その後、信如が姉の店のへ届け物をする時に信如の下駄の鼻緒が美登利のいる大黒屋の前で切れてしまう。美登利は自分の気持ちを信如にぶつけるが、鼻緒が切れて困っている信如を見捨てることが出来ずに布切れを置いてその場を去る。そこに長吉が通りかかり、自分の下駄と信如の下駄を交換してやると言う。長吉は戸惑う信如に対し、自分たちは仲間じゃないかと伝える。
 
月日が経ち、美登利はいっそう美しくなるが、初潮を むかえた美登利は以前のような生意気さが無くなり、吉原の人々は面白い子を駄目にしたと言った。
 
私がこの作品の中で惹かれたところは、乱暴者の長吉が信如のことを本当に「仲間」として考え、困っている仲間に手を差し伸べるのは当たり前のことというのを信如に伝えるところである。
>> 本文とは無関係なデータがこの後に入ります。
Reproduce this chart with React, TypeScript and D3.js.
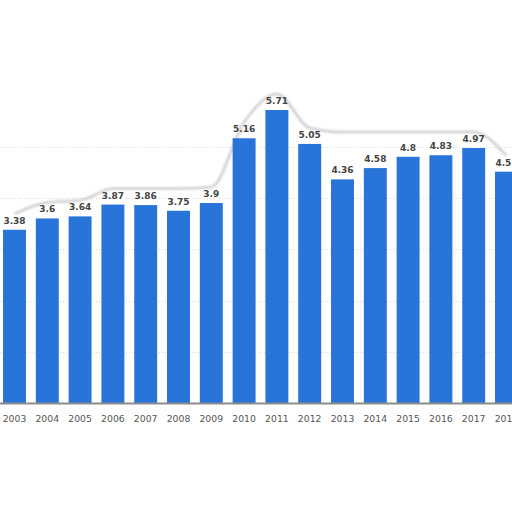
import {useEffect, useRef} from "react";
import * as d3 from "d3";

const years = ["2003", "2004", "2005", "2006", "2007", "2008", "2009", "2010", "2011", "2012", "2013", "2014", "2015", "2016", "2017", "2018"];
const values = [3.38, 3.6, 3.64, 3.87, 3.86, 3.75, 3.9, 5.16, 5.71, 5.05, 4.36, 4.58, 4.8, 4.83, 4.97, 4.51];
const valueLabels = ["3.38", "3.6", "3.64", "3.87", "3.86", "3.75", "3.9", "5.16", "5.71", "5.05", "4.36", "4.58", "4.8", "4.83", "4.97", "4.51"];

const width = 512;
const height = 512;

const App = () => {
    const svgRef = useRef<SVGSVGElement | null>(null);

    useEffect(() => {
        const svg = d3.select(svgRef.current);
        svg.selectAll("*").remove();

        const x = d3.scaleBand<string>()
            .domain(years)
            .range([-1.9, 522.9])
            .paddingInner(0.3)
            .paddingOuter(0.15);

        const y = d3.scaleLinear()
            .domain([0, 6])
            .range([403.5, 95.1]);

        const defs = svg.append("defs");
        defs.append("filter")
            .attr("id", "smudge")
            .attr("x", "-20%").attr("y", "-50%")
            .attr("width", "140%").attr("height", "200%")
            .append("feGaussianBlur")
            .attr("stdDeviation", 1.3);

        // grid lines
        svg.append("g")
            .selectAll("line")
            .data(y.ticks(6).filter(t => t > 0 && t < 6))
            .enter()
            .append("line")
            .attr("x1", 0)
            .attr("x2", width)
            .attr("y1", d => Math.round(y(d)) + 0.5)
            .attr("y2", d => Math.round(y(d)) + 0.5)
            .attr("stroke", "#d9d9d9")
            .attr("stroke-width", 1)
            .attr("stroke-dasharray", "1,2");

        // gray halo hugging the labels (scan artefact): skyline of running maxima
        const leftMax = values.map((_, i) => d3.max(values.slice(0, i + 1)) ?? 0);
        const rightMax = values.map((_, i) => d3.max(values.slice(i)) ?? 0);
        const skyline = values.map((_, i) => Math.min(leftMax[i], rightMax[i]));
        const halo = d3.line<number>()
            .x((_, i) => (x(years[i]) ?? 0) + x.bandwidth() / 2)
            .y(d => y(d) - 16)
            .curve(d3.curveMonotoneX);
        svg.append("path")
            .attr("d", halo(skyline))
            .attr("fill", "none")
            .attr("stroke", "#cdcdcd")
            .attr("stroke-width", 2.5)
            .attr("filter", "url(#smudge)");

        // bars
        svg.append("g")
            .selectAll("rect")
            .data(values)
            .enter()
            .append("rect")
            .attr("x", (_, i) => x(years[i]) ?? 0)
            .attr("y", d => y(d))
            .attr("width", x.bandwidth())
            .attr("height", d => y(0) - y(d))
            .attr("fill", "#2874d8");

        // baseline
        svg.append("line")
            .attr("x1", 0)
            .attr("x2", width)
            .attr("y1", y(0))
            .attr("y2", y(0))
            .attr("stroke", "#8c8c8c")
            .attr("stroke-width", 2);

        // value labels
        svg.append("g")
            .selectAll("text")
            .data(values)
            .enter()
            .append("text")
            .attr("x", (_, i) => (x(years[i]) ?? 0) + x.bandwidth() / 2)
            .attr("y", d => y(d) - 6)
            .attr("text-anchor", "middle")
            .attr("font-family", "DejaVu Sans")
            .attr("font-weight", "bold")
            .attr("font-size", 9)
            .attr("fill", "#444")
            .text((_, i) => valueLabels[i]);

        // x axis labels
        svg.append("g")
            .selectAll("text")
            .data(years)
            .enter()
            .append("text")
            .attr("x", d => (x(d) ?? 0) + x.bandwidth() / 2)
            .attr("y", 421.5)
            .attr("text-anchor", "middle")
            .attr("font-family", "DejaVu Sans")
            .attr("font-size", 9.3)
            .attr("fill", "#555")
            .text(d => d);
    }, []);

    return (
        <svg
            ref={svgRef}
            width={width}
            height={height}
            style={{position: "absolute", left: 0, top: 0, background: "#fff"}}
        />
    );
};

export default App;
前半を読んでいた時は長吉が人を利用していて「仲間」という言葉を上辺だけで使っていると思っていたが、予想外のところで長吉の強い仲間意識をあらわしていて驚いた。また、四人の心情の変化がとても細かく描かれており思春期の少年や少女が成長していく様子を読み取ることができた。